Late one balmy spring night during Havana’s 12th Biennial, young working-class men and women lounged on a stretch of sand dotted with folding chairs and umbrellas, an artificial beach created as an art installation on the capital’s Malecon seaside promenade.
Meanwhile, at Sotheby’s auction house in New York, the beach’s 40-year-old creator, Arles del Rio, sold another piece featured at the last biennial for $11,875, more than 40 times the annual salary of an ordinary Cuban. The piece, titled “Fly Away,” is made of chain-link fence with a hole in the shape of a jet, making it appear the plane flew right through it.
Cuban Music Spotlight: Where to Catch the Stars
Cuba’s growing international trendiness combined with the government’s topsy-turvy labor regulations are making sculptors, painters and other artists some of the richest people on the island. It’s a demonstration both of Cuba’s accomplishments in culture and education, as well as its economic difficulties after a half-century of communism.
“When I was in art school, my parents almost threw me out of the house because I hadn’t chosen a ‘real’ career,” said printmaker Max Delgado. “These days, there’s real competition among kids studying music or painting.”
Cuba allows its citizens to work in hundreds of types of private jobs outside the state-run economy but virtually none of those positions allow entrepreneurs to create real wealth. The island’s most potentially profitable business sectors and professions remain entirely under control of the state, which currently pays an average salary of a little more than $23 a month, or about $280 a year, in addition to the heavily subsidized health and other government services everyone gets.
But an exception was created at the end of the 1980s, when independent artists became some of the first Cubans that the government allowed to earn money outside the confines of the state and keep the profits from the direct sales of their work, sometimes for tens of thousands of dollars.
That has created a tiny class of artists who are wealthy by Cuban standards and can divide their time between the island and countries such as the United States or Spain. They can duck Cuba’s roughly 50 percent income tax on works sold outside Cuba.
Cuban economist Arturo Lopez-Levy, a lecturer at the University of Denver, said that under the island’s bifurcated economy most people earn puny state salaries while those with access to foreign money like the top-end artists can live like kings.
In the Sotheby’s auction two weeks ago, the works of Cuban artists surpassed expectations. One piece by Alexandro Arrechea went for $118,000, a lot of three pieces by a pair of artists who call themselves Los Carpinteros captured $60,000, and a sculpture by the artists’ collective “The Merger” got $50,000.

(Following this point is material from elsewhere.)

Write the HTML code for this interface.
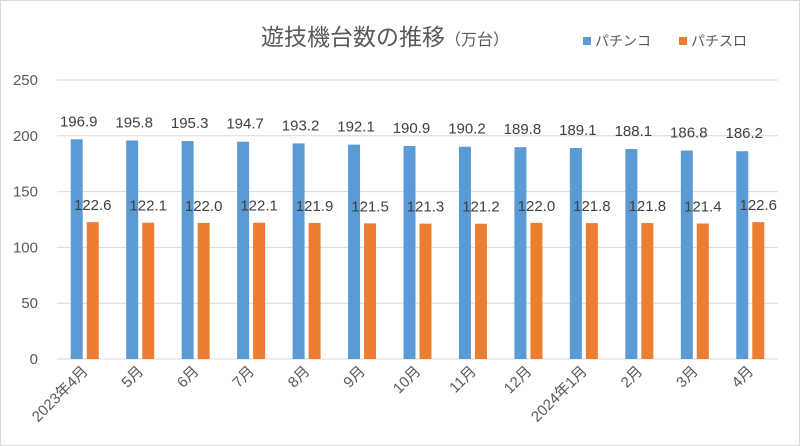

“This situation is due above all to the creation of a two-lane economy, with one sector connected to the market and another with the remnants of the command economy inherited from the 1970s, ’80s and ’90s,” Lopez-Levy said.
Along with medicine and science, art and music are fields in which small, poor Cuba punches far above its weight. While it treats medicine and scientific research as resources to be jealously guarded for the good of the nation, the government has seen artists and musicians as valued cultural ambassadors who are afforded special treatment.
The phenomenon is only expected to grow with warming ties between Cuba and the U.S. The detente is allowing more American visitors, including wealthy art collectors, to travel legally to the island on “educational” tours that often include the purchase of art, which can be legally exported back to the United States.
Organizers of the 2015 Biennial that opened May 22 have said they expect 2,500 Americans will visit this year’s fair, many of them art buyers, before it wraps up on June 22.
Don Pappalardo, founder and CEO of Troika, an arts and entertainment marketing consultancy in Southern California, said Cuba is “is one of the most vital areas for contemporary art in the world today.”
“Growing hype around Cuba will likely attract collectors who are looking for the next big thing,” Pappalardo, himself an avid collector of Latin American works, said during a visit to Havana Biennial. “Some prices will go up, which is great for the artists. Some prices may go crazy, which is great for investment collectors but not always great for everyone else.”
Many of the visiting Americans are touring middle-class Havana neighborhoods dotted with immaculately restored homes where the artists live and have created private galleries of their work.
“Compared to the median they live very well,” Rafael Acosta de Arriba, an art critic and former head of the National Fine Arts Council, said of Cuba’s artists. “Cuban artists are very well compensated, but from abroad because in Cuba there is no domestic art market.”
Top painters, sculptors and other artists, for instance, are among the very few Cubans who regularly patronize high-priced private restaurants that cater mainly to foreigners.
For the artists themselves, the situation is a lucky combination of the quality of their art and an economy that has left them in a position of unexpected privilege.
“Cuban art is gaining fans,” Delgado said. “You can take advantage of earning at global prices and living and working here.”